Analysis of Real Gas Effects in Natural Gas Turbo-Expanders

Abstract

During transport and storage of natural gas, natural gas turbo-expanders are used to throttle the high pressure gas and to increase the system efficiency by extracting additional work. This study reports how real gas effect influence prediction of the flow field in the turbo-expander focusing on mass flow rate and efficiency. The tested thermodynamic gas models include the polytropic ideal gas law (PIG), Peng-Robinson equation of state (PR), and Redlich-Kwong equation of state (RK). Simulations have been performed with Ansys CFX 17.0. and methane has been selected as the working fluid. Real gas equation of state is validated by comparing the calculated compressibility factor with that of measured REFPROP. Simulation with the RK EOS has been selected as the reference.

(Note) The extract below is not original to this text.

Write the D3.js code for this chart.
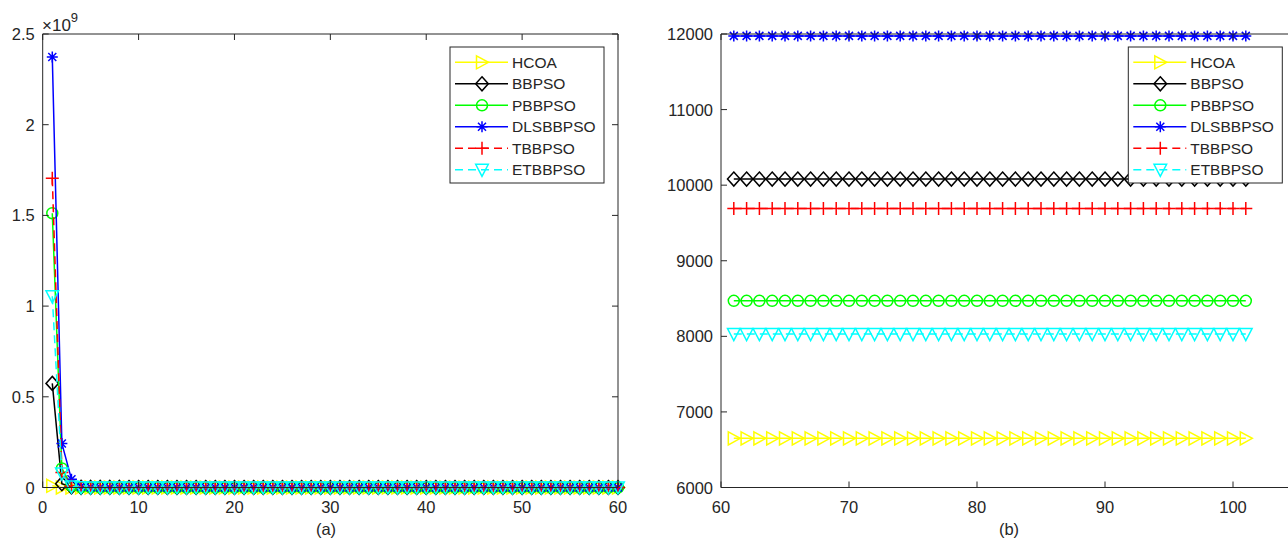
<!DOCTYPE html>
<html>
<head>
<meta charset="utf-8">
<script src="https://cdn.jsdelivr.net/npm/d3@7"></script>
<style>
  html, body { margin: 0; padding: 0; background: #fff; }
  svg { display: block; }
  text { font-family: "Liberation Sans", Arial, sans-serif; fill: #262626; }
</style>
</head>
<body>
<svg id="chart" width="1288" height="545"></svg>
<script>
// ---- series names and styles ----
const seriesNames = ["HCOA", "BBPSO", "PBBPSO", "DLSBBPSO", "TBBPSO", "ETBBPSO"];
const seriesColors = ["#ffff00", "#000000", "#00ff00", "#0000ff", "#ff0000", "#00ffff"];
const seriesDashed = [false, false, false, false, true, true];
const seriesMarkers = ["triRight", "diamond", "circle", "star", "plus", "triDown"];

// ---- panel (a): iterations 1..60 ----
const iterA = [1,2,3,4,5,6,7,8,9,10,11,12,13,14,15,16,17,18,19,20,21,22,23,24,25,26,27,28,29,30,
               31,32,33,34,35,36,37,38,39,40,41,42,43,44,45,46,47,48,49,50,51,52,53,54,55,56,57,58,59,60];
const hcoaA = [9.2e6, 4.1e5, 6.1e4, 1.9e4, 1.1e4, 8700, 7900, 7400, 7100, 6950,
               6880, 6830, 6800, 6780, 6760, 6740, 6730, 6720, 6710, 6700,
               6695, 6690, 6688, 6685, 6683, 6680, 6678, 6676, 6674, 6672,
               6670, 6669, 6668, 6667, 6666, 6665, 6664, 6663, 6662, 6661,
               6660, 6659, 6658, 6657, 6657, 6656, 6656, 6655, 6655, 6654,
               6654, 6653, 6653, 6653, 6652, 6652, 6652, 6651, 6651, 6651];
const bbpsoA = [5.74e8, 2.1e7, 3.2e6, 9.5e5, 3.1e5, 1.2e5, 5.4e4, 3.1e4, 2.0e4, 1.5e4,
                13000, 11800, 11200, 10800, 10600, 10450, 10350, 10280, 10230, 10200,
                10180, 10160, 10150, 10140, 10130, 10120, 10115, 10110, 10105, 10100,
                10098, 10096, 10094, 10092, 10090, 10089, 10088, 10087, 10086, 10085,
                10084, 10084, 10083, 10083, 10082, 10082, 10081, 10081, 10081, 10080,
                10080, 10080, 10080, 10080, 10080, 10080, 10080, 10080, 10080, 10080];
const pbbpsoA = [1.512e9, 1.05e8, 9.8e6, 1.4e6, 3.3e5, 9.1e4, 3.2e4, 1.7e4, 1.2e4, 10100,
                 9400, 9050, 8850, 8730, 8650, 8600, 8570, 8550, 8535, 8520,
                 8510, 8502, 8496, 8491, 8487, 8484, 8482, 8480, 8478, 8477,
                 8476, 8475, 8474, 8474, 8473, 8473, 8472, 8472, 8472, 8471,
                 8471, 8471, 8471, 8470, 8470, 8470, 8470, 8470, 8470, 8470,
                 8470, 8470, 8470, 8470, 8470, 8470, 8470, 8470, 8470, 8470];
const dlsA = [2.373e9, 2.43e8, 4.6e7, 6.2e6, 1.1e6, 2.4e5, 7.1e4, 3.0e4, 1.9e4, 15200,
              13600, 12800, 12450, 12270, 12170, 12110, 12070, 12045, 12030, 12018,
              12010, 12004, 12000, 11996, 11993, 11990, 11988, 11986, 11985, 11984,
              11983, 11982, 11981, 11980, 11979, 11979, 11978, 11978, 11977, 11977,
              11977, 11976, 11976, 11976, 11976, 11976, 11975, 11975, 11975, 11975,
              11975, 11975, 11975, 11975, 11975, 11975, 11975, 11975, 11975, 11975];
const tbbpsoA = [1.705e9, 8.3e7, 8.5e6, 1.2e6, 2.6e5, 7.4e4, 2.9e4, 1.6e4, 1.2e4, 10800,
                 10300, 10050, 9920, 9840, 9790, 9760, 9740, 9728, 9719, 9712,
                 9707, 9703, 9700, 9698, 9697, 9696, 9695, 9694, 9693, 9693,
                 9692, 9692, 9692, 9691, 9691, 9691, 9691, 9690, 9690, 9690,
                 9690, 9690, 9690, 9690, 9690, 9690, 9690, 9690, 9690, 9690,
                 9690, 9690, 9690, 9690, 9690, 9690, 9690, 9690, 9690, 9690];
const etbbpsoA = [1.054e9, 7.7e7, 5.2e6, 8.8e5, 1.9e5, 5.6e4, 2.2e4, 1.3e4, 10100, 9000,
                  8600, 8380, 8250, 8170, 8120, 8090, 8070, 8058, 8050, 8044,
                  8040, 8038, 8036, 8035, 8034, 8033, 8033, 8032, 8032, 8032,
                  8031, 8031, 8031, 8031, 8031, 8030, 8030, 8030, 8030, 8030,
                  8030, 8030, 8030, 8030, 8030, 8030, 8030, 8030, 8030, 8030,
                  8030, 8030, 8030, 8030, 8030, 8030, 8030, 8030, 8030, 8030];

// ---- panel (b): iterations 61..101 ----
const iterB = [61,62,63,64,65,66,67,68,69,70,71,72,73,74,75,76,77,78,79,80,
               81,82,83,84,85,86,87,88,89,90,91,92,93,94,95,96,97,98,99,100,101];
const hcoaB = [6650,6650,6650,6650,6650,6650,6650,6650,6650,6650,6650,6650,6650,6650,6650,6650,6650,6650,6650,6650,
               6650,6650,6650,6650,6650,6650,6650,6650,6650,6650,6650,6650,6650,6650,6650,6650,6650,6650,6650,6650,6650];
const bbpsoB = [10080,10080,10080,10080,10080,10080,10080,10080,10080,10080,10080,10080,10080,10080,10080,10080,10080,10080,10080,10080,
                10080,10080,10080,10080,10080,10080,10080,10080,10080,10080,10080,10080,10080,10080,10080,10080,10080,10080,10080,10080,10080];
const pbbpsoB = [8470,8470,8470,8470,8470,8470,8470,8470,8470,8470,8470,8470,8470,8470,8470,8470,8470,8470,8470,8470,
                 8470,8470,8470,8470,8470,8470,8470,8470,8470,8470,8470,8470,8470,8470,8470,8470,8470,8470,8470,8470,8470];
const dlsB = [11975,11975,11975,11975,11975,11975,11975,11975,11975,11975,11975,11975,11975,11975,11975,11975,11975,11975,11975,11975,
              11975,11975,11975,11975,11975,11975,11975,11975,11975,11975,11975,11975,11975,11975,11975,11975,11975,11975,11975,11975,11975];
const tbbpsoB = [9690,9690,9690,9690,9690,9690,9690,9690,9690,9690,9690,9690,9690,9690,9690,9690,9690,9690,9690,9690,
                 9690,9690,9690,9690,9690,9690,9690,9690,9690,9690,9690,9690,9690,9690,9690,9690,9690,9690,9690,9690,9690];
const etbbpsoB = [8030,8030,8030,8030,8030,8030,8030,8030,8030,8030,8030,8030,8030,8030,8030,8030,8030,8030,8030,8030,
                  8030,8030,8030,8030,8030,8030,8030,8030,8030,8030,8030,8030,8030,8030,8030,8030,8030,8030,8030,8030,8030];

// ---- tick labels ----
const xTicksA = [0, 10, 20, 30, 40, 50, 60];
const yTicksA = [0, 0.5e9, 1e9, 1.5e9, 2e9, 2.5e9];
const yTickLabelsA = ["0", "0.5", "1", "1.5", "2", "2.5"];
const xTicksB = [60, 70, 80, 90, 100];
const yTicksB = [6000, 7000, 8000, 9000, 10000, 11000, 12000];
const panelLabels = ["(a)", "(b)"];

const seriesA = [hcoaA, bbpsoA, pbbpsoA, dlsA, tbbpsoA, etbbpsoA];
const seriesB = [hcoaB, bbpsoB, pbbpsoB, dlsB, tbbpsoB, etbbpsoB];

const svg = d3.select("#chart");
const AXIS = "#262626";

// marker shape paths centred at the origin
function markerPath(kind) {
  switch (kind) {
    case "triRight": return "M-5.5,-6.5L6.5,0L-5.5,6.5Z";
    case "diamond":  return "M0,-7L6.3,0L0,7L-6.3,0Z";
    case "circle":   return "M5.5,0A5.5,5.5 0 1 1 -5.5,0A5.5,5.5 0 1 1 5.5,0Z";
    case "star":     return "M-5.5,0L5.5,0M0,-5.5L0,5.5M-4,-4L4,4M-4,4L4,-4";
    case "plus":     return "M-6.5,0L6.5,0M0,-6.5L0,6.5";
    case "triDown":  return "M-6.3,-5.5L6.3,-5.5L0,6.5Z";
  }
}

function drawPanel(opt) {
  const { x0, x1, y0, y1, xDomain, yDomain, xTicks, yTicks, yLabels, iters, series, legendX, label, labelX } = opt;
  const x = d3.scaleLinear().domain(xDomain).range([x0, x1]);
  const y = d3.scaleLinear().domain(yDomain).range([y0, y1]);
  const g = svg.append("g");

  // white plot area
  g.append("rect").attr("x", x0).attr("y", y1).attr("width", x1 - x0).attr("height", y0 - y1).attr("fill", "#fff");

  // series lines and markers
  series.forEach((vals, i) => {
    const pts = iters.map((it, j) => [it, vals[j]]);
    const line = d3.line().x(d => x(d[0])).y(d => y(d[1]));
    g.append("path")
      .attr("d", line(pts))
      .attr("fill", "none")
      .attr("stroke", seriesColors[i])
      .attr("stroke-width", 1.5)
      .attr("stroke-dasharray", seriesDashed[i] ? "8,5" : null);
    g.append("g").selectAll("path")
      .data(pts)
      .join("path")
      .attr("transform", d => `translate(${x(d[0])},${y(d[1])})`)
      .attr("d", markerPath(seriesMarkers[i]))
      .attr("fill", "none")
      .attr("stroke", seriesColors[i])
      .attr("stroke-width", 1.5);
  });

  // box axes with inward ticks
  const axG = g.append("g").attr("stroke", AXIS).attr("stroke-width", 1).attr("fill", "none");
  axG.append("path").attr("d", `M${x0},${y1}L${x0},${y0}L${x1},${y0}`);
  axG.append("path").attr("d", `M${x0},${y1}L${x1},${y1}L${x1},${y0}`);
  xTicks.forEach(t => {
    const px = x(t);
    axG.append("path").attr("d", `M${px},${y0}L${px},${y0 - 6}M${px},${y1}L${px},${y1 + 6}`);
  });
  yTicks.forEach(t => {
    const py = y(t);
    axG.append("path").attr("d", `M${x0},${py}L${x0 + 6},${py}M${x1},${py}L${x1 - 6},${py}`);
  });

  // tick labels
  g.append("g").selectAll("text").data(xTicks).join("text")
    .attr("x", d => x(d)).attr("y", y0 + 25)
    .attr("text-anchor", "middle").attr("font-size", 16.5)
    .text(d => d);
  g.append("g").selectAll("text").data(yTicks).join("text")
    .attr("x", x0 - 8).attr("y", d => y(d) + 6)
    .attr("text-anchor", "end").attr("font-size", 16.5)
    .text((d, i) => yLabels ? yLabels[i] : d);

  // panel caption
  g.append("text").attr("x", labelX).attr("y", 535)
    .attr("text-anchor", "middle").attr("font-size", 16.5).text(label);

  // legend
  const lg = g.append("g").attr("transform", `translate(${legendX},47)`);
  lg.append("rect").attr("x", 0).attr("y", 0).attr("width", 154).attr("height", 136)
    .attr("fill", "#fff").attr("stroke", AXIS).attr("stroke-width", 1);
  seriesNames.forEach((name, i) => {
    const ry = 15.3 + i * 21.5;
    lg.append("path").attr("d", `M5,${ry}L58,${ry}`)
      .attr("stroke", seriesColors[i]).attr("stroke-width", 1.5)
      .attr("stroke-dasharray", seriesDashed[i] ? "8,5" : null);
    lg.append("path").attr("transform", `translate(32,${ry})`)
      .attr("d", markerPath(seriesMarkers[i]))
      .attr("fill", "none").attr("stroke", seriesColors[i]).attr("stroke-width", 1.5);
    lg.append("text").attr("x", 62).attr("y", ry + 5.5).attr("font-size", 15.5).text(name);
  });
  return { x, y };
}

drawPanel({
  x0: 42.7, x1: 618, y0: 487.5, y1: 34,
  xDomain: [0, 60], yDomain: [0, 2.5e9],
  xTicks: xTicksA, yTicks: yTicksA, yLabels: yTickLabelsA,
  iters: iterA, series: seriesA, legendX: 450, label: panelLabels[0], labelX: 326
});

// exponent label of panel (a)
const expo = svg.append("text").attr("x", 42).attr("y", 31).attr("font-size", 17);
expo.append("tspan").text("\u00d710");
expo.append("tspan").attr("dy", -9).attr("font-size", 13).text("9");

drawPanel({
  x0: 721, x1: 1361, y0: 487.5, y1: 34,
  xDomain: [60, 110], yDomain: [6000, 12000],
  xTicks: xTicksB, yTicks: yTicksB, yLabels: null,
  iters: iterB, series: seriesB, legendX: 1128.3, label: panelLabels[1], labelX: 1009
});
</script>
</body>
</html>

PIG model shows a 13% and 20% difference the mass flow rate and efficiency, respectively. PR and RK models show similar results, showing less than 2.1% difference in mass flow rate and efficiency. Predicted density determines mass flow rate. With the blocking effect due to separation bubble, the effective area is the smallest in the PIG law and the mass flow rate is also the smallest. The smaller efficiency arises from larger loss. The losses are analyzed at the nozzle, nozzle-impeller interface, and impeller, respectively by entropy generation. With the large expansion ratio, nozzle wake and separation bubble on the impeller suction surface, PIG law shows 3 times larger loss than that of reference. Mass flow rate and efficiency are important design factors, so real gas effects need to be considered for turbo-expander design and analysis.